Fellini la mise in imbarazzo?
Lui era un galantuomo. Il problema ero io. Mi sentivo a disagio. Camminavo per i viali di Cinecittà e sembravo Cappuccetto Rosso sottobraccio a un monumento. Sudavo a pioggia, io che non sudo mai e sì, avevo anche momenti di grande imbarazzo. Io e Federico mangiavamo mano nella mano mentre con l’unico arto libero e lo stomaco chiuso, provavo a mandare giù qualcosa: “Non hai preso niente- mi diceva- così mi dimagrisci troppo. Devi ingrassare. Non la vuoi fare la Gradisca?”.
Sul set Fellini aveva portato la sua cuoca. Si chiamava Ubalda. Scherzando la rimproverava: “Ubalda deve essere colpa tua se Ubaldina non mangia”. Così mi chiamava Fellini. Ubaldina. O anche Bambi perché diceva che avevo gli occhi di un cerbiatto malinconico. C’era poco da ridere in effetti. Sul set vedevo cose meravigliose: la costruzione del mare, quella del Rex, la preparazione del paese, i figuranti e gli artigiani, ma mi sentivo sempre fuori posto.
Alla fine l’occasione di Amarcord evaporò.
Il contratto era pronto, ma al momento di farmelo firmare Fellini ebbe un ripensamento: “Bambi tu mi devi perdonare, ma io ho bisogno di una Gradisca con le tettone e il sederone. Tu deperisci a vista d’occhio, come faccio a darti il ruolo?”. “Maestro, deve scegliere lei”. Quando l’ipotesi saltò per qualche strana ragione mi sentii sollevata. Mi restava il ricordo. Tre mesi senza una sola scorrettezza a stretto contatto con un signore e con un genio.
C’erano anche i cineasti porcelloni?
All’epoca si diceva che il cinema fosse solo uno specchietto per le allodole. I porcelloni c’erano, certo, ma erano soprattutto i piccolissimi produttori di serie Z che insidiavano le ragazze e dopo averle ospitate sul divano se ne liberavano mandandole al macello. Una cosa triste, vecchia come il mondo.

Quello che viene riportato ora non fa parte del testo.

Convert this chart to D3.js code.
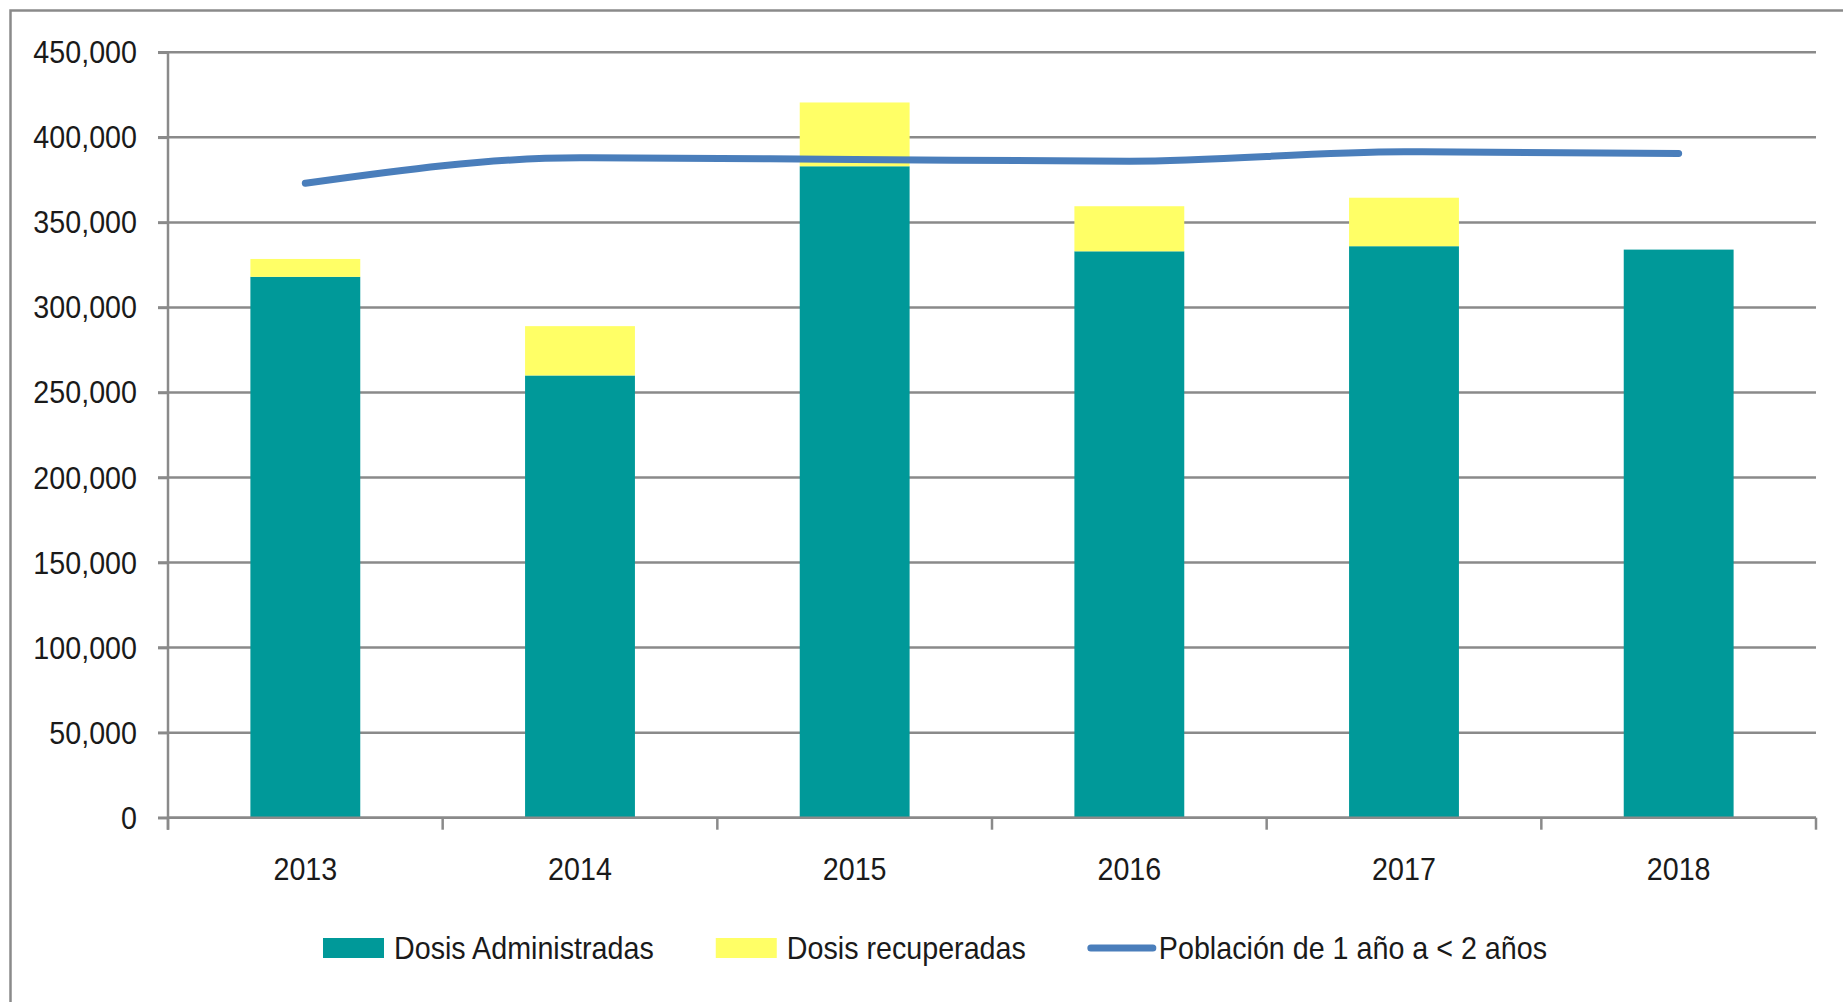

Alcuni insidiavano, altri millantavano, altri ancora conquistavano solo per poterlo raccontare.
L’attrice era un trofeo. Rita Hayworth diceva che gli uomini andavano a letto con Hayworth e si svegliavano con Rita.
Con Luca Cordero di Montezemolo e più in generale con i suoi ex fidanzati ha buoni rapporti?

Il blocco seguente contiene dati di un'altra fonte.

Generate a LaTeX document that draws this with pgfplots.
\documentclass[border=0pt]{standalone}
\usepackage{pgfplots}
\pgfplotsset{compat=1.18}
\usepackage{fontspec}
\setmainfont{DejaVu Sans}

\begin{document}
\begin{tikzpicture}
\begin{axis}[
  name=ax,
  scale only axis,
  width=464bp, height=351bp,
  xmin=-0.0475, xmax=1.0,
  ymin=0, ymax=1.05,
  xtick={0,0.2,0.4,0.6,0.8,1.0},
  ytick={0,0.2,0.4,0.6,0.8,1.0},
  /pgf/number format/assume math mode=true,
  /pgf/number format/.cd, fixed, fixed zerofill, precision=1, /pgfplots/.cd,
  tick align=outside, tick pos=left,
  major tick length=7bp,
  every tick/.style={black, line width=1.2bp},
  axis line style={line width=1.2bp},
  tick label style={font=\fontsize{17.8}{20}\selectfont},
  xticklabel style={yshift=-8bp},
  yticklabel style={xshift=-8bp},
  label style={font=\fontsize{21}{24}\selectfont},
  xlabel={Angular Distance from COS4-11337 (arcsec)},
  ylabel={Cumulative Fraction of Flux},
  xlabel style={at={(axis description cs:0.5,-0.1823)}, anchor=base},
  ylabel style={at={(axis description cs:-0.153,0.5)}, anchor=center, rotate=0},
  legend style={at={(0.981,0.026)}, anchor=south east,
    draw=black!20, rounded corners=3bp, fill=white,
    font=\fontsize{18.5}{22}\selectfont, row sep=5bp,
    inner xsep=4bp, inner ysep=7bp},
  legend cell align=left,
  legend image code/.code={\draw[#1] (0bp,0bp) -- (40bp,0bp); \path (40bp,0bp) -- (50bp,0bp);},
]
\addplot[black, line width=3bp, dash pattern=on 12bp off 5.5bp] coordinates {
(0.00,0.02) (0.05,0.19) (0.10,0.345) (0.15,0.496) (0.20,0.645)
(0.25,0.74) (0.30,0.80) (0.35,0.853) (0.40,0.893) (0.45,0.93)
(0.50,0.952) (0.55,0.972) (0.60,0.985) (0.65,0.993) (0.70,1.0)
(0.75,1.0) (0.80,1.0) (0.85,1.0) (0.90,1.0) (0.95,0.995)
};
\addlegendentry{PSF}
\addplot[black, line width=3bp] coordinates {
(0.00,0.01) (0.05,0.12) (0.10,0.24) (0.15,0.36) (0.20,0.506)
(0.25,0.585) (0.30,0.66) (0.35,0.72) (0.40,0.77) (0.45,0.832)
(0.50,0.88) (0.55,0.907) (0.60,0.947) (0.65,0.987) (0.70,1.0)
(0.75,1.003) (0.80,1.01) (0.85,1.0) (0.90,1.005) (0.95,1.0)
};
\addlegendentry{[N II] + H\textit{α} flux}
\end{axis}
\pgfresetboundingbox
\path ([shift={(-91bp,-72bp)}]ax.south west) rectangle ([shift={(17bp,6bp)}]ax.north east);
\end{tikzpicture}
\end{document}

Tranne che con un paio di persone, ottimi. Anche con Luca. Sono una pacifista. Quando stavamo insieme mi attaccavano periodicamente. Conducevo una Domenica in dai grandi ascolti, ma ogni settimana uscivano sul mio conto critiche feroci: “Non sa fare niente, è imposta e raccomandata da Montezemolo”. Una balla assoluta. Luca in tv non conosceva nessuno. Tanta gente ha parlato e sparlato di me senza conoscermi.
Si descriva lei allora.
Esco poco, amo i miei segreti, sono discreta, non pettegola e forse sono anche un po’ noiosa.